Assignment is a facility of passing rights to generations. Also, it can be used as credit worthiness for fulfillment of a certain condition. It is important to note that assignment has the effect of nullifying the nomination of the policy. Assignment proves to be beneficial when one doesn't have enough assets to put as collateral security. Assignment entitles change in the proposer, who is the policyholder, and has nothing to do with life assured. It is important to note that partial assignments are not allowed by law. Assignment facility is permitted on all policies except policies which are purchased under Married Women's Property Act (MWP) and pension plans. In case of Children's Deferred Assurance plans, where children are the life assured and become policyholders after the vesting date, the policy can be assigned by them only after vesting date.
There are two types of assignment. Let us discuss those one by one.
Absolute Assignment means complete transfer of rights from the assignor to the assignee, without any further conditions applicable. Under this, the original assignor loses all his rights over the policy, and the same will get transferred to assignee (new policyholder). Also under ‘absolute assignment’, the original nominee gets cancelled and assignee will hold all the rights, including nomination. Here, he can either assign a nominee or reserve the nominee’s rights to himself. In case of absolute assignment, along with the rights, liabilities attached to the policy as well gets transferred to assignee. Also, once a policy is assigned with absolute assignment, it cannot be cancelled. It can be done only by another valid re-assignment.
Let’s take an example. Vikas owns two life insurance policies of Rs 2 lakhs and Rs 5 lakhs respectively. He wants to gift one policy of Rs 2 lakhs to his best friend Vijay. In that case, he would absolutely assign the policy in his name such that the death or maturity proceeds are directly paid to him. Thus, after the assignment, Vijay becomes the absolute owner of the policy. If he wishes, he may again transfer it to someone else for any other reason.
Conditional assignment means that the transfer of rights will happen from the assignor to the assignee subject to certain conditions. Under this, assignment is only done on the fulfillment of certain conditions or for certain time duration. For instance, in case of loan, the policy can be conditionally assigned in the name of the lender, and will again get transferred back, once the loan is fully repaid. If the policyholder fails to repay the loan, the bank will hold rights to surrender the policy and recover its money. Under this assignment, the nominee will remain the same and in case of death of original policyholder, the remaining proceeds after fulfillment of condition will be provided to nominee.
Now, let us under this with the help of same example. Suppose, Vikas has to take a loan of Rs 5 lakhs. So, he thinks of doing the same against the other policy (of Rs 5 lakhs). To take a loan from PQR bank, he needs to conditionally assign the policy to that bank.
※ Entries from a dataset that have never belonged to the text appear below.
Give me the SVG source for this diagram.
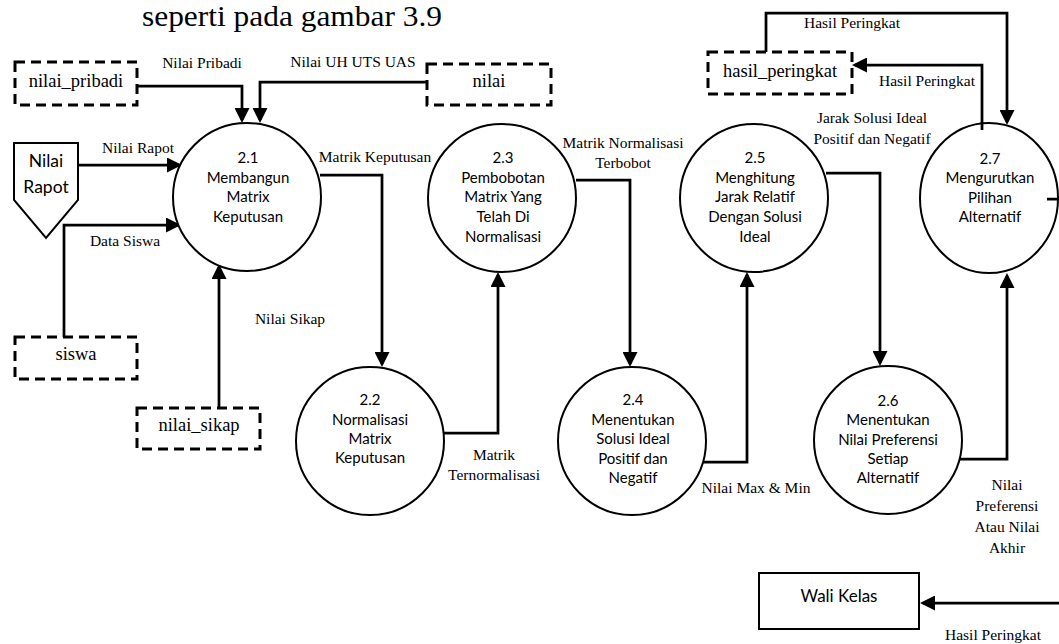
<svg xmlns="http://www.w3.org/2000/svg" width="1059" height="644" viewBox="0 0 1059 644">
<style>
.bg{fill:#fff}
.proc{fill:#fff;stroke:#000;stroke-width:2}
.store{fill:none;stroke:#000;stroke-width:3;stroke-dasharray:10 6}
.ext{fill:#fff;stroke:#000;stroke-width:2}
.flow{fill:none;stroke:#000;stroke-width:2.75;marker-end:url(#ah)}
.pt{font-family:Lato,"Liberation Sans",sans-serif;font-size:15px;text-anchor:middle;fill:#000}
.et{font-family:Lato,"Liberation Sans",sans-serif;font-size:17.5px;text-anchor:middle;fill:#000}
.st{font-family:"Liberation Serif",serif;font-size:18.5px;text-anchor:middle;fill:#000}
.lt{font-family:"Liberation Serif",serif;font-size:15.5px;text-anchor:middle;fill:#000}
.title{font-family:"Liberation Serif",serif;font-size:30px;fill:#000}
</style>
<defs>
<marker id="ah" markerUnits="userSpaceOnUse" markerWidth="15" markerHeight="15" viewBox="0 0 15 15" refX="12" refY="7.5" orient="auto">
<path d="M0,0 L15,7.5 L0,15 Z" fill="#000"/>
</marker>
</defs>
<rect class="bg" x="0" y="0" width="1059" height="644"/>
<text class="title" x="142" y="26" textLength="300" lengthAdjust="spacingAndGlyphs">seperti pada gambar 3.9</text>

<g id="connectors">
<path class="flow" d="M137,86 H242 V120"/>
<path class="flow" d="M427,82 H260 V120"/>
<path class="flow" d="M78,165 H179"/>
<path class="flow" d="M64,337 V225 H178"/>
<path class="flow" d="M219,408 V267"/>
<path class="flow" d="M320,175 H382 V364"/>
<path class="flow" d="M443,433 H498 V275"/>
<path class="flow" d="M576,180 H630 V364"/>
<path class="flow" d="M703,462 H747 V275"/>
<path class="flow" d="M826,173 H880 V363"/>
<path class="flow" d="M958,459 H1007 V276"/>
<path class="flow" d="M766,52 V13 H1007 V122"/>
<path class="flow" d="M982,130 V65 H855"/>
<path class="flow" d="M1047,199 H1063 V603 H923"/>
<text class="lt" x="202" y="68">Nilai Pribadi</text>
<text class="lt" x="353" y="67">Nilai UH UTS UAS</text>
<text class="lt" x="138" y="153">Nilai Rapot</text>
<text class="lt" x="125" y="246">Data Siswa</text>
<text class="lt" x="290" y="324">Nilai Sikap</text>
<text class="lt" x="375" y="162">Matrik Keputusan</text>
<text class="lt" x="494" y="460">Matrik</text>
<text class="lt" x="494" y="480">Ternormalisasi</text>
<text class="lt" x="623" y="148">Matrik Normalisasi</text>
<text class="lt" x="623" y="168">Terbobot</text>
<text class="lt" x="756" y="493">Nilai Max &amp; Min</text>
<text class="lt" x="872" y="123">Jarak Solusi Ideal</text>
<text class="lt" x="872" y="144">Positif dan Negatif</text>
<text class="lt" x="1007" y="490">Nilai</text>
<text class="lt" x="1007" y="511">Preferensi</text>
<text class="lt" x="1007" y="532">Atau Nilai</text>
<text class="lt" x="1007" y="553">Akhir</text>
<text class="lt" x="852" y="28">Hasil Peringkat</text>
<text class="lt" x="927" y="86">Hasil Peringkat</text>
<text class="lt" x="993" y="640">Hasil Peringkat</text>
</g>

<g id="store-nilai_pribadi">
<rect class="store" x="15" y="62" width="122" height="43"/>
<text class="st" x="76" y="87">nilai_pribadi</text>
</g>
<g id="store-nilai">
<rect class="store" x="427" y="64" width="124" height="41"/>
<text class="st" x="489" y="87">nilai</text>
</g>
<g id="store-siswa">
<rect class="store" x="15" y="337" width="122" height="42"/>
<text class="st" x="76" y="360">siswa</text>
</g>
<g id="store-nilai_sikap">
<rect class="store" x="137" y="408" width="123" height="41"/>
<text class="st" x="199" y="431">nilai_sikap</text>
</g>
<g id="store-hasil_peringkat">
<rect class="store" x="708" y="52" width="144" height="42"/>
<text class="st" x="780" y="77">hasil_peringkat</text>
</g>

<g id="ext-nilai-rapot">
<path class="ext" d="M14,143 H78 V200 L46,238 L14,200 Z"/>
<text class="et" x="46" y="167">Nilai</text>
<text class="et" x="46" y="193">Rapot</text>
</g>
<g id="ext-wali-kelas">
<rect class="ext" x="759" y="573" width="160" height="56"/>
<text class="et" x="839" y="602" style="font-size:17px">Wali Kelas</text>
</g>

<g id="p2-1">
<circle class="proc" cx="247" cy="197" r="74"/>
<text class="pt" x="248" y="163">2.1</text>
<text class="pt" x="248" y="183">Membangun</text>
<text class="pt" x="248" y="202">Matrix</text>
<text class="pt" x="248" y="222">Keputusan</text>
</g>
<g id="p2-2">
<circle class="proc" cx="370" cy="441" r="74"/>
<text class="pt" x="370" y="405">2.2</text>
<text class="pt" x="370" y="425">Normalisasi</text>
<text class="pt" x="370" y="444">Matrix</text>
<text class="pt" x="370" y="463">Keputusan</text>
</g>
<g id="p2-3">
<circle class="proc" cx="502" cy="198" r="74"/>
<text class="pt" x="503" y="163">2.3</text>
<text class="pt" x="503" y="183">Pembobotan</text>
<text class="pt" x="503" y="202">Matrix Yang</text>
<text class="pt" x="503" y="222">Telah Di</text>
<text class="pt" x="503" y="242">Normalisasi</text>
</g>
<g id="p2-4">
<circle class="proc" cx="632" cy="441" r="74"/>
<text class="pt" x="633" y="405">2.4</text>
<text class="pt" x="633" y="425">Menentukan</text>
<text class="pt" x="633" y="444">Solusi Ideal</text>
<text class="pt" x="633" y="464">Positif dan</text>
<text class="pt" x="633" y="483">Negatif</text>
</g>
<g id="p2-5">
<circle class="proc" cx="754" cy="198" r="74"/>
<text class="pt" x="755" y="163">2.5</text>
<text class="pt" x="755" y="183">Menghitung</text>
<text class="pt" x="755" y="202">Jarak Relatif</text>
<text class="pt" x="755" y="222">Dengan Solusi</text>
<text class="pt" x="755" y="242">Ideal</text>
</g>
<g id="p2-6">
<circle class="proc" cx="888" cy="440" r="74"/>
<text class="pt" x="888" y="406">2.6</text>
<text class="pt" x="888" y="425">Menentukan</text>
<text class="pt" x="888" y="445">Nilai Preferensi</text>
<text class="pt" x="888" y="464">Setiap</text>
<text class="pt" x="888" y="483">Alternatif</text>
</g>
<g id="p2-7">
<ellipse class="proc" cx="989" cy="198" rx="69" ry="75" style="fill:none"/>
<text class="pt" x="990" y="164">2.7</text>
<text class="pt" x="990" y="183">Mengurutkan</text>
<text class="pt" x="990" y="203">Pilihan</text>
<text class="pt" x="990" y="222">Alternatif</text>
</g>
</svg>
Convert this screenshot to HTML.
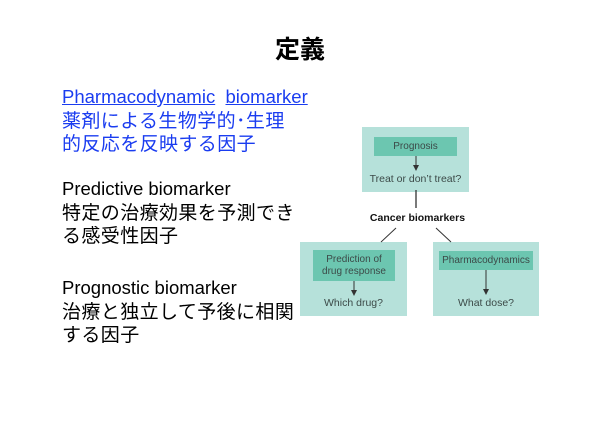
<!DOCTYPE html>
<html><head><meta charset="utf-8"><style>
body{margin:0;width:600px;height:425px;background:#fff;position:relative;overflow:hidden;font-family:"Liberation Sans","Noto Sans CJK JP",sans-serif}
.t{position:absolute;font-size:19px;line-height:23.5px;left:62px;color:#000;white-space:nowrap;letter-spacing:0.4px}
.t .l{letter-spacing:0;font-size:18.5px}
.b{color:#1a3cf0}
.a{position:absolute;}
.box{position:absolute;background:#b6e1da}
.in{position:absolute;background:#6cc6b0;color:#3c4a48;font-size:10px;text-align:center;display:flex;align-items:center;justify-content:center;line-height:12px}
.q{position:absolute;font-size:10.5px;color:#3c4a48;text-align:center;white-space:nowrap}
</style></head><body>
<div style="position:absolute;left:0;width:600px;top:30px;text-align:center;font-size:25px;font-weight:bold">定義</div>
<div class="t b" style="top:85px"><span class="l"><u>Pharmacodynamic</u>&nbsp; <u>biomarker</u></span><br>薬剤による生物学的･生理<br>的反応を反映する因子</div>
<div class="t" style="top:177px"><span class="l">Predictive biomarker</span><br>特定の治療効果を予測でき<br>る感受性因子</div>
<div class="t" style="top:276px"><span class="l">Prognostic biomarker</span><br>治療と独立して予後に相関<br>する因子</div>

<div class="box" style="left:362px;top:127px;width:107px;height:65px"></div>
<div class="in" style="left:374px;top:137px;width:83px;height:19px">Prognosis</div>
<div class="q" style="left:362px;width:107px;top:173px">Treat or don’t treat?</div>

<div class="box" style="left:300px;top:242px;width:107px;height:74px"></div>
<div class="in" style="left:313px;top:250px;width:82px;height:31px">Prediction of<br>drug response</div>
<div class="q" style="left:300px;width:107px;top:297px">Which drug?</div>

<div class="box" style="left:433px;top:242px;width:106px;height:74px"></div>
<div class="in" style="left:439px;top:251px;width:94px;height:19px">Pharmacodynamics</div>
<div class="q" style="left:433px;width:106px;top:297px">What dose?</div>

<div class="q" style="left:360px;width:115px;top:212px;font-weight:bold;color:#111">Cancer biomarkers</div>

<svg class="a" style="left:0;top:0" width="600" height="425">
<defs><marker id="m" markerWidth="6" markerHeight="6" refX="5" refY="3" orient="auto"><path d="M0,0L6,3L0,6z" fill="#333"/></marker></defs>
<g stroke="#333" stroke-width="1">
<line x1="416" y1="156" x2="416" y2="170" marker-end="url(#m)"/>
<line x1="416" y1="190" x2="416" y2="208" stroke-width="1.3"/>
<line x1="396" y1="228" x2="381" y2="242"/>
<line x1="436" y1="228" x2="451" y2="242"/>
<line x1="354" y1="281" x2="354" y2="295" marker-end="url(#m)"/>
<line x1="486" y1="270" x2="486" y2="294" marker-end="url(#m)"/>
</g></svg>
</body></html>
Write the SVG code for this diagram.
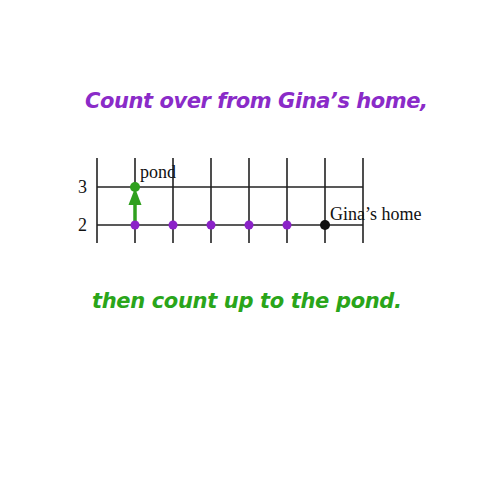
<svg xmlns="http://www.w3.org/2000/svg" width="500" height="500" viewBox="0 0 500 500">
<style>
.grid{stroke:#222;stroke-width:1.6;fill:none}
.lbl{font-family:"Liberation Serif",serif;font-size:18px;fill:#111}
.cap{font-family:"DejaVu Sans",sans-serif;font-weight:bold;font-style:italic;font-size:21px}
.pdot{fill:#8b22c8}
</style>
<rect width="500" height="500" fill="#fff"/>
<text id="title" class="cap" x="85" y="108" fill="#8a2bc8" textLength="343">Count over from Gina’s home,</text>
<g id="grid">
<g class="grid">
<line x1="97" y1="158" x2="97" y2="243"/>
<line x1="135" y1="158" x2="135" y2="243"/>
<line x1="173" y1="158" x2="173" y2="243"/>
<line x1="211" y1="158" x2="211" y2="243"/>
<line x1="249" y1="158" x2="249" y2="243"/>
<line x1="287" y1="158" x2="287" y2="243"/>
<line x1="325" y1="158" x2="325" y2="243"/>
<line x1="363" y1="158" x2="363" y2="243"/>
<line x1="97" y1="187" x2="363" y2="187"/>
<line x1="97" y1="225" x2="363" y2="225"/>
</g>
<text class="lbl" x="78" y="193">3</text>
<text class="lbl" x="78" y="231">2</text>
</g>
<g id="connectors">
<line x1="135" y1="225" x2="135" y2="200" stroke="#2fa01e" stroke-width="3.5"/>
<polygon points="135,188 141.5,205 128.5,205" fill="#2fa01e"/>
</g>
<g id="dots">
<circle class="pdot" cx="135" cy="225" r="4.5"/>
<circle class="pdot" cx="173" cy="225" r="4.5"/>
<circle class="pdot" cx="211" cy="225" r="4.5"/>
<circle class="pdot" cx="249" cy="225" r="4.5"/>
<circle class="pdot" cx="287" cy="225" r="4.5"/>
</g>
<g id="home">
<circle cx="325" cy="225" r="5" fill="#111"/>
<text class="lbl" x="330" y="220">Gina’s home</text>
</g>
<g id="pond">
<circle cx="135" cy="187" r="5" fill="#2fa01e"/>
<text class="lbl" x="140" y="178">pond</text>
</g>
<text id="subtitle" class="cap" x="92" y="308" fill="#2aa51a" textLength="310">then count up to the pond.</text>
</svg>
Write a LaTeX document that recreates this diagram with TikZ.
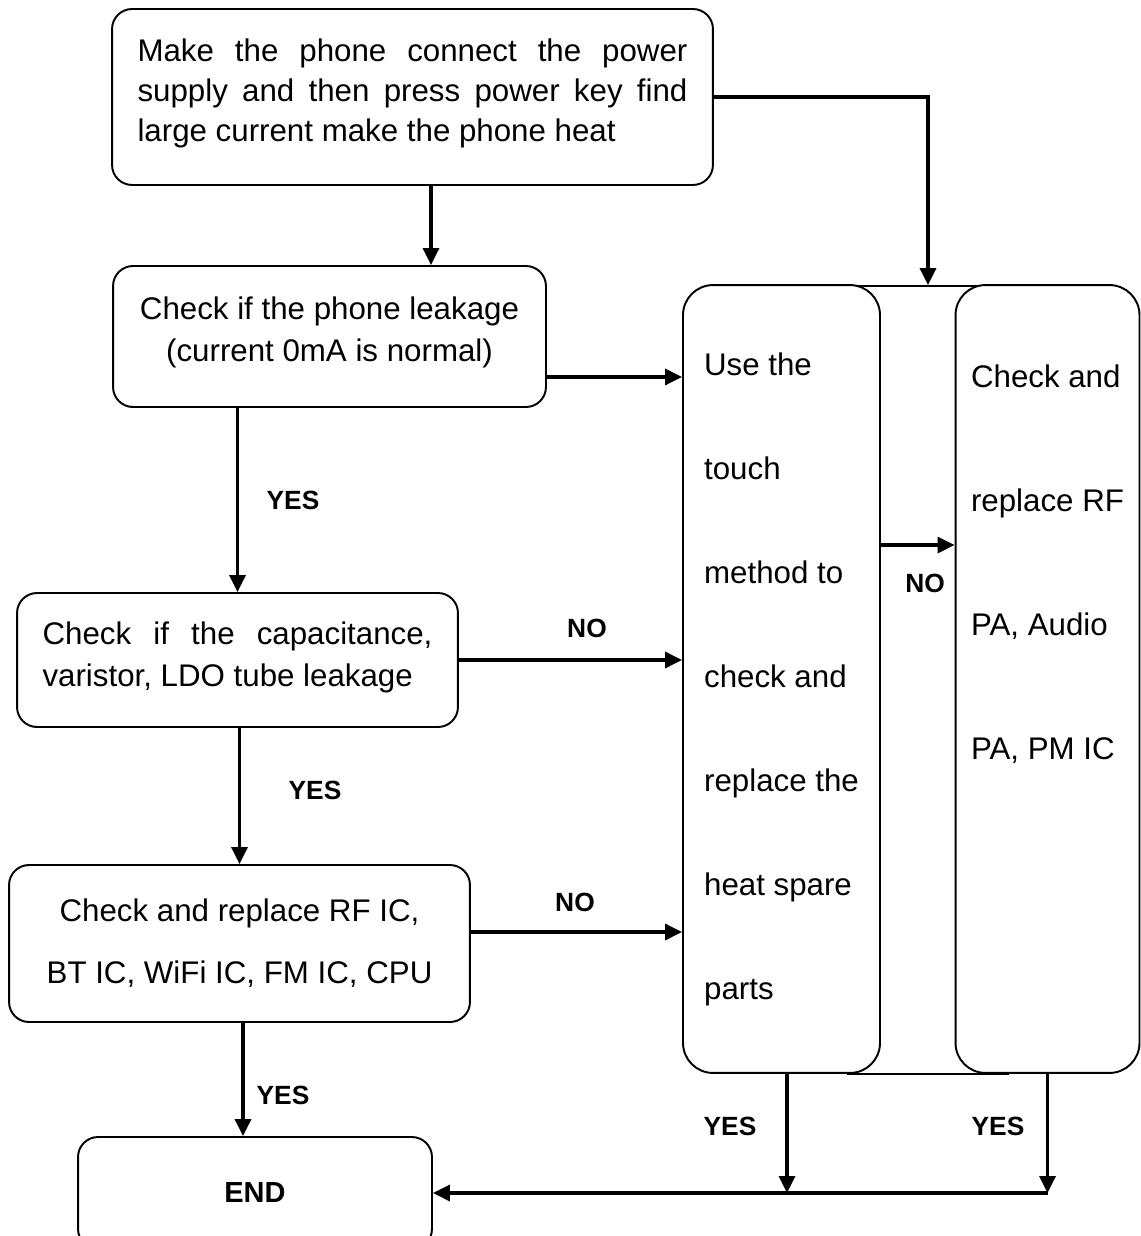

If Vikas would fail to repay the loan, then the bank would surrender the policy and get its money back. When Vikas's loan would be completely repaid, then the policy would again come back to him. If Vikas dies before completely repaying the loan, then the bank would surrender the policy to get back its money.
What is nomination?
Nomination is a right conferred on the holder of the policy of life insurance on his own life to appoint a person or persons to receive the policy moneys in the event of the policy becoming a claim by death. As far as nominee is concerned, he is the person designated by the policyholder to receive the proceeds of an insurance policy, upon the death of the insured. Nomination is not effective in a policy taken on the life of another person.
Change of nominee
Nomination can be done at the inception of the policy itself. All that a policyholder has to do is to provide the details of the nominee in the proposal form. If a nomination was not done at the time of filing the proposal, it can be done at a later date either by an endorsement made at the back of the policy document or by making the endorsement of nomination on a piece of paper pasted on the policy.
There are no restrictions on the policyholder regarding changing his nomination at any point of time, any number of times. The life assured is free to change or cancel a nomination and make a fresh nomination any number of times during the term of the policy. In addition, one can go for successive nominations as well. Successive nomination means that money should be paid to nominee A; failing him, to nominee B; failing whom, to nominee C etc. Such a nomination is treated in favor of one individual in the order mentioned and is acceptable in law.